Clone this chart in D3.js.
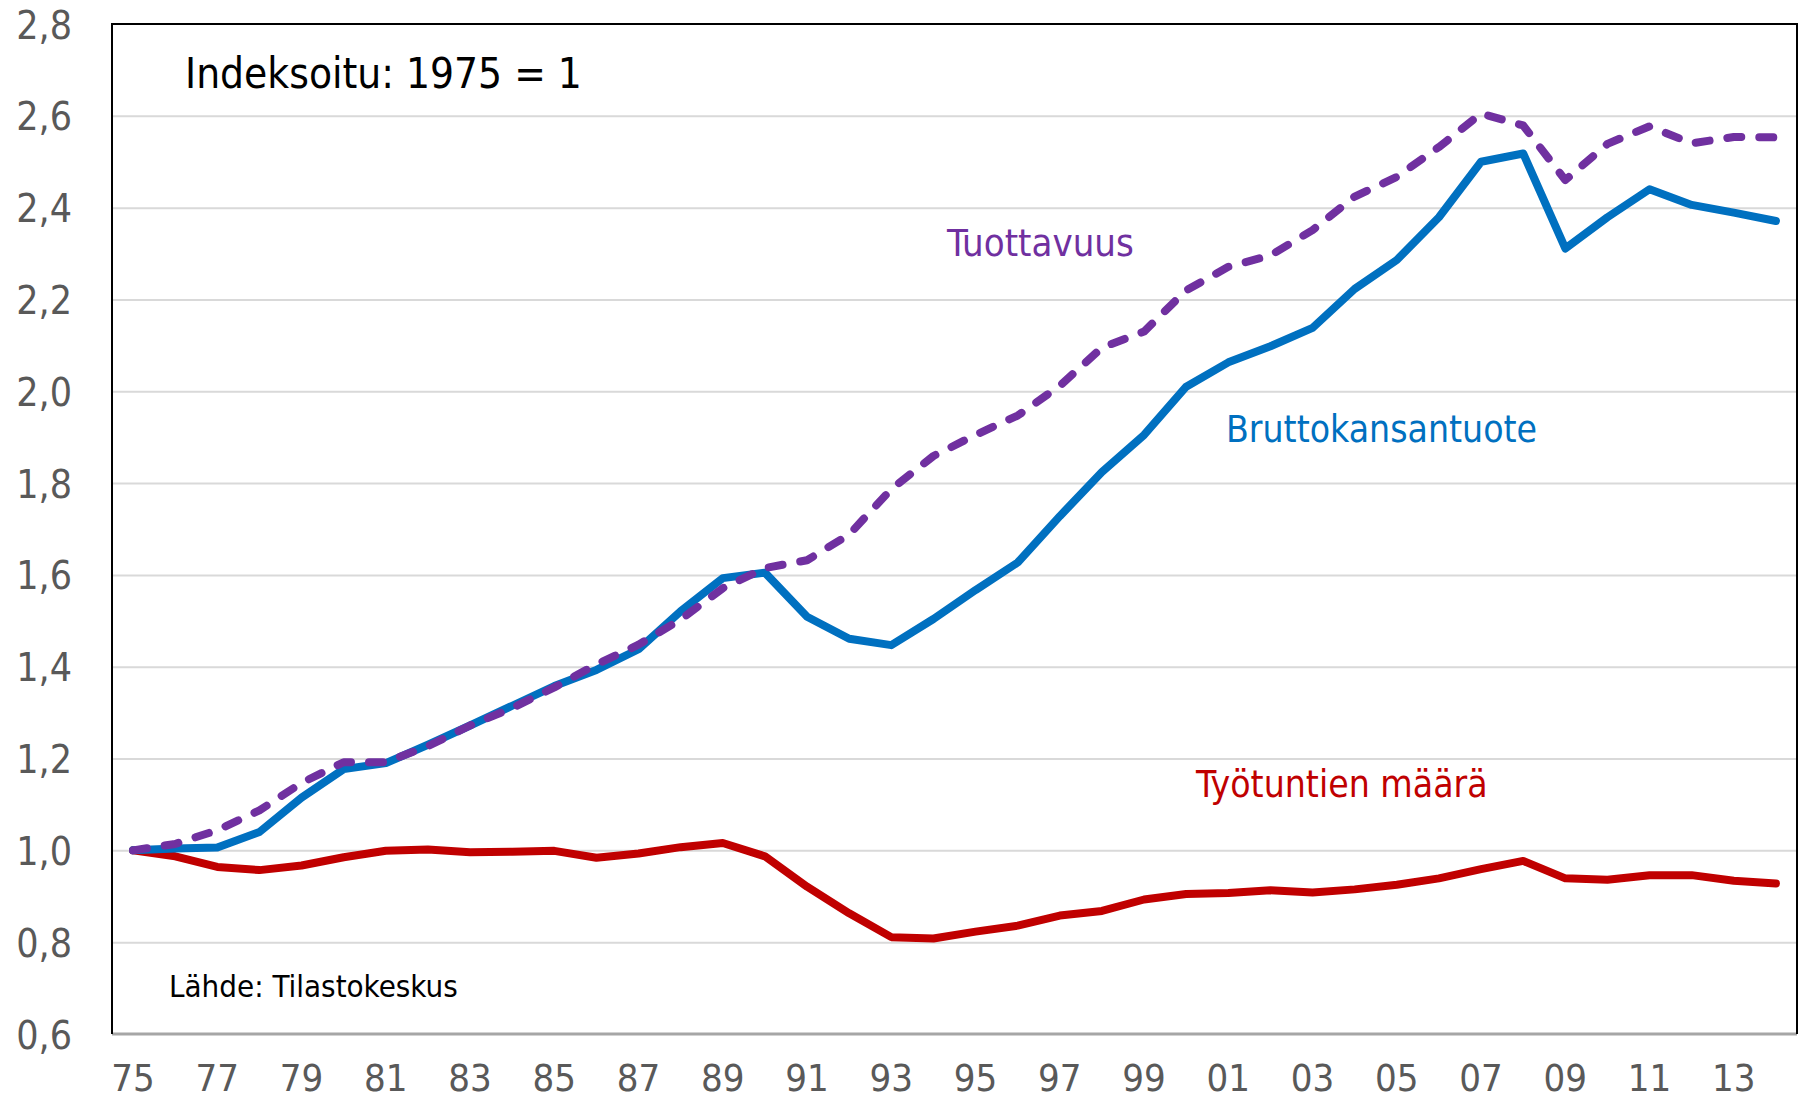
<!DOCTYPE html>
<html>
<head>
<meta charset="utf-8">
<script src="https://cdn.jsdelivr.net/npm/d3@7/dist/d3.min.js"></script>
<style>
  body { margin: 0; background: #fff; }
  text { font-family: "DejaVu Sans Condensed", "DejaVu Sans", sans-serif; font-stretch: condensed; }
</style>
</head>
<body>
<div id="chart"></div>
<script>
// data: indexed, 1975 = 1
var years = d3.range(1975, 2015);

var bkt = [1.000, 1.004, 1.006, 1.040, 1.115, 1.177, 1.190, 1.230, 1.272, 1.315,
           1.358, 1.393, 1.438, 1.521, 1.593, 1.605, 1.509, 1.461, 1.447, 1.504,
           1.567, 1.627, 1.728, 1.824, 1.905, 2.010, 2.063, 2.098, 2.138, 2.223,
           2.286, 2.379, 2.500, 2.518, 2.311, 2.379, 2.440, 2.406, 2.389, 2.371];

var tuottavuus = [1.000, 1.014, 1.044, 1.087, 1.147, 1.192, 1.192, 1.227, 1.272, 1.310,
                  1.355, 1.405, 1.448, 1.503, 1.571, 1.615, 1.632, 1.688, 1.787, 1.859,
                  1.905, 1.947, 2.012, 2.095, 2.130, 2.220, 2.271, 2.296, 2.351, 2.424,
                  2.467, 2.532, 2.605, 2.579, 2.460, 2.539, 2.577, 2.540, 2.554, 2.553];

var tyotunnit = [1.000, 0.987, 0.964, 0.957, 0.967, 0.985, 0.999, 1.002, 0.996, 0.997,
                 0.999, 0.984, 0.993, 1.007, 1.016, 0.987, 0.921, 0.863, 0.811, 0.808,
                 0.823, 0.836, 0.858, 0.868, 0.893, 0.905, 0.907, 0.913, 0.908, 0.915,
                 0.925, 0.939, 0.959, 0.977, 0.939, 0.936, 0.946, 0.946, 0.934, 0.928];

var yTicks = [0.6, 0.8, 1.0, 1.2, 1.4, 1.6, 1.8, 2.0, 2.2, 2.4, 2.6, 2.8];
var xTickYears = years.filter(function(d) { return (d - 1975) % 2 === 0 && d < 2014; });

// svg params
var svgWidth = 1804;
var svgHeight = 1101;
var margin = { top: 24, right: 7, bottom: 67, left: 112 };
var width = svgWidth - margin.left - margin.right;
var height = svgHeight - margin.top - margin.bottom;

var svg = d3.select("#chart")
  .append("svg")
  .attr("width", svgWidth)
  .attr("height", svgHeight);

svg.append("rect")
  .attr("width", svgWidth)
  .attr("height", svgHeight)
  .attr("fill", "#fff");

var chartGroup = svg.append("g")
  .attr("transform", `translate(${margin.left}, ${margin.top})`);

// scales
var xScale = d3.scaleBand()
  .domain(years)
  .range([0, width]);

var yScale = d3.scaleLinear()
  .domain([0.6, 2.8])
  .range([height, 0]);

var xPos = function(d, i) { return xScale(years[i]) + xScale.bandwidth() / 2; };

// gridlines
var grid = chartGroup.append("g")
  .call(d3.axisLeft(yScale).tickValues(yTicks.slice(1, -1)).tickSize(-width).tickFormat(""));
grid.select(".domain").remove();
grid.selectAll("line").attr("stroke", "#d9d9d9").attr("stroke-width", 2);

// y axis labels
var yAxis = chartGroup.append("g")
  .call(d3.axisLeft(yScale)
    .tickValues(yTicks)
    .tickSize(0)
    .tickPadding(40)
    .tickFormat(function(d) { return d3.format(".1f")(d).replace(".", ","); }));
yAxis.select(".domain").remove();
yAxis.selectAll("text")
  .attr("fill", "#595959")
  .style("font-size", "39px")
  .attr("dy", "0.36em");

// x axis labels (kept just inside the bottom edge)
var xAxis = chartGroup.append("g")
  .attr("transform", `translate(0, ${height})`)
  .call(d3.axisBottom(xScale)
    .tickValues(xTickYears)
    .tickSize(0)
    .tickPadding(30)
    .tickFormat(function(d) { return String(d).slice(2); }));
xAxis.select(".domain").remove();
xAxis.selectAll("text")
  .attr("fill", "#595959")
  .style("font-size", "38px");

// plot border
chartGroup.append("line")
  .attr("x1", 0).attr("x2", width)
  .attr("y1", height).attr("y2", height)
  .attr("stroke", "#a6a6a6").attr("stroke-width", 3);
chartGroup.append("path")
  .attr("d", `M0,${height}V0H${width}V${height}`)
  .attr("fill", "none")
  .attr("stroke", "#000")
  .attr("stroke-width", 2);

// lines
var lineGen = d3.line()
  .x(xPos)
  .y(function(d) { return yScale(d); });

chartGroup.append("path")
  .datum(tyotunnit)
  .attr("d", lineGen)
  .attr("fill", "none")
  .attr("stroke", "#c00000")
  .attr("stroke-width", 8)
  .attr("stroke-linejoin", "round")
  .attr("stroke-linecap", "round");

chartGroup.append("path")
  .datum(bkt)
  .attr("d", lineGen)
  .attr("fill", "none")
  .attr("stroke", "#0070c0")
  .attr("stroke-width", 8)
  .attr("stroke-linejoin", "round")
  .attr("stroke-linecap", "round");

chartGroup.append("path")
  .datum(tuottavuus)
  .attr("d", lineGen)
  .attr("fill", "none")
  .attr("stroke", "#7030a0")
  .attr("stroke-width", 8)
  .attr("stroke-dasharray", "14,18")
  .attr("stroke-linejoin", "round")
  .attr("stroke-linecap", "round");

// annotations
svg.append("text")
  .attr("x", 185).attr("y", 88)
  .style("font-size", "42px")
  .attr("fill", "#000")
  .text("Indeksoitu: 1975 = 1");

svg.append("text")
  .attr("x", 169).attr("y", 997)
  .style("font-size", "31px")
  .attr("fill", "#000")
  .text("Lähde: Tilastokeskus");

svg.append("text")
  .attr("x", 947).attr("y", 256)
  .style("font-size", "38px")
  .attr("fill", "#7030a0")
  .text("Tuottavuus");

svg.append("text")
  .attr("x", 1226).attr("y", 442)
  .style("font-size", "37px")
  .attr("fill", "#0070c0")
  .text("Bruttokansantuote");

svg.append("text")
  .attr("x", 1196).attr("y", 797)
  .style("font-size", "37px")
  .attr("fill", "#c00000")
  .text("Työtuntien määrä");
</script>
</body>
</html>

※

* _THE EXERCISE_: Produce an exact copy of each line of data, skipping embedded images.

* _RESPONSE BELOW_:
Clone this chart in D3.js.
<!DOCTYPE html>
<html>
<head>
<meta charset="utf-8">
<script src="https://cdn.jsdelivr.net/npm/d3@7/dist/d3.min.js"></script>
<style>
  body { margin: 0; background: #fff; }
  text { font-family: "DejaVu Sans Condensed", "DejaVu Sans", sans-serif; font-stretch: condensed; }
</style>
</head>
<body>
<div id="chart"></div>
<script>
// data: indexed, 1975 = 1
var years = d3.range(1975, 2015);

var bkt = [1.000, 1.004, 1.006, 1.040, 1.115, 1.177, 1.190, 1.230, 1.272, 1.315,
           1.358, 1.393, 1.438, 1.521, 1.593, 1.605, 1.509, 1.461, 1.447, 1.504,
           1.567, 1.627, 1.728, 1.824, 1.905, 2.010, 2.063, 2.098, 2.138, 2.223,
           2.286, 2.379, 2.500, 2.518, 2.311, 2.379, 2.440, 2.406, 2.389, 2.371];

var tuottavuus = [1.000, 1.014, 1.044, 1.087, 1.147, 1.192, 1.192, 1.227, 1.272, 1.310,
                  1.355, 1.405, 1.448, 1.503, 1.571, 1.615, 1.632, 1.688, 1.787, 1.859,
                  1.905, 1.947, 2.012, 2.095, 2.130, 2.220, 2.271, 2.296, 2.351, 2.424,
                  2.467, 2.532, 2.605, 2.579, 2.460, 2.539, 2.577, 2.540, 2.554, 2.553];

var tyotunnit = [1.000, 0.987, 0.964, 0.957, 0.967, 0.985, 0.999, 1.002, 0.996, 0.997,
                 0.999, 0.984, 0.993, 1.007, 1.016, 0.987, 0.921, 0.863, 0.811, 0.808,
                 0.823, 0.836, 0.858, 0.868, 0.893, 0.905, 0.907, 0.913, 0.908, 0.915,
                 0.925, 0.939, 0.959, 0.977, 0.939, 0.936, 0.946, 0.946, 0.934, 0.928];

var yTicks = [0.6, 0.8, 1.0, 1.2, 1.4, 1.6, 1.8, 2.0, 2.2, 2.4, 2.6, 2.8];
var xTickYears = years.filter(function(d) { return (d - 1975) % 2 === 0 && d < 2014; });

// svg params
var svgWidth = 1804;
var svgHeight = 1101;
var margin = { top: 24, right: 7, bottom: 67, left: 112 };
var width = svgWidth - margin.left - margin.right;
var height = svgHeight - margin.top - margin.bottom;

var svg = d3.select("#chart")
  .append("svg")
  .attr("width", svgWidth)
  .attr("height", svgHeight);

svg.append("rect")
  .attr("width", svgWidth)
  .attr("height", svgHeight)
  .attr("fill", "#fff");

var chartGroup = svg.append("g")
  .attr("transform", `translate(${margin.left}, ${margin.top})`);

// scales
var xScale = d3.scaleBand()
  .domain(years)
  .range([0, width]);

var yScale = d3.scaleLinear()
  .domain([0.6, 2.8])
  .range([height, 0]);

var xPos = function(d, i) { return xScale(years[i]) + xScale.bandwidth() / 2; };

// gridlines
var grid = chartGroup.append("g")
  .call(d3.axisLeft(yScale).tickValues(yTicks.slice(1, -1)).tickSize(-width).tickFormat(""));
grid.select(".domain").remove();
grid.selectAll("line").attr("stroke", "#d9d9d9").attr("stroke-width", 2);

// y axis labels
var yAxis = chartGroup.append("g")
  .call(d3.axisLeft(yScale)
    .tickValues(yTicks)
    .tickSize(0)
    .tickPadding(40)
    .tickFormat(function(d) { return d3.format(".1f")(d).replace(".", ","); }));
yAxis.select(".domain").remove();
yAxis.selectAll("text")
  .attr("fill", "#595959")
  .style("font-size", "39px")
  .attr("dy", "0.36em");

// x axis labels (kept just inside the bottom edge)
var xAxis = chartGroup.append("g")
  .attr("transform", `translate(0, ${height})`)
  .call(d3.axisBottom(xScale)
    .tickValues(xTickYears)
    .tickSize(0)
    .tickPadding(30)
    .tickFormat(function(d) { return String(d).slice(2); }));
xAxis.select(".domain").remove();
xAxis.selectAll("text")
  .attr("fill", "#595959")
  .style("font-size", "38px");

// plot border
chartGroup.append("line")
  .attr("x1", 0).attr("x2", width)
  .attr("y1", height).attr("y2", height)
  .attr("stroke", "#a6a6a6").attr("stroke-width", 3);
chartGroup.append("path")
  .attr("d", `M0,${height}V0H${width}V${height}`)
  .attr("fill", "none")
  .attr("stroke", "#000")
  .attr("stroke-width", 2);

// lines
var lineGen = d3.line()
  .x(xPos)
  .y(function(d) { return yScale(d); });

chartGroup.append("path")
  .datum(tyotunnit)
  .attr("d", lineGen)
  .attr("fill", "none")
  .attr("stroke", "#c00000")
  .attr("stroke-width", 8)
  .attr("stroke-linejoin", "round")
  .attr("stroke-linecap", "round");

chartGroup.append("path")
  .datum(bkt)
  .attr("d", lineGen)
  .attr("fill", "none")
  .attr("stroke", "#0070c0")
  .attr("stroke-width", 8)
  .attr("stroke-linejoin", "round")
  .attr("stroke-linecap", "round");

chartGroup.append("path")
  .datum(tuottavuus)
  .attr("d", lineGen)
  .attr("fill", "none")
  .attr("stroke", "#7030a0")
  .attr("stroke-width", 8)
  .attr("stroke-dasharray", "14,18")
  .attr("stroke-linejoin", "round")
  .attr("stroke-linecap", "round");

// annotations
svg.append("text")
  .attr("x", 185).attr("y", 88)
  .style("font-size", "42px")
  .attr("fill", "#000")
  .text("Indeksoitu: 1975 = 1");

svg.append("text")
  .attr("x", 169).attr("y", 997)
  .style("font-size", "31px")
  .attr("fill", "#000")
  .text("Lähde: Tilastokeskus");

svg.append("text")
  .attr("x", 947).attr("y", 256)
  .style("font-size", "38px")
  .attr("fill", "#7030a0")
  .text("Tuottavuus");

svg.append("text")
  .attr("x", 1226).attr("y", 442)
  .style("font-size", "37px")
  .attr("fill", "#0070c0")
  .text("Bruttokansantuote");

svg.append("text")
  .attr("x", 1196).attr("y", 797)
  .style("font-size", "37px")
  .attr("fill", "#c00000")
  .text("Työtuntien määrä");
</script>
</body>
</html>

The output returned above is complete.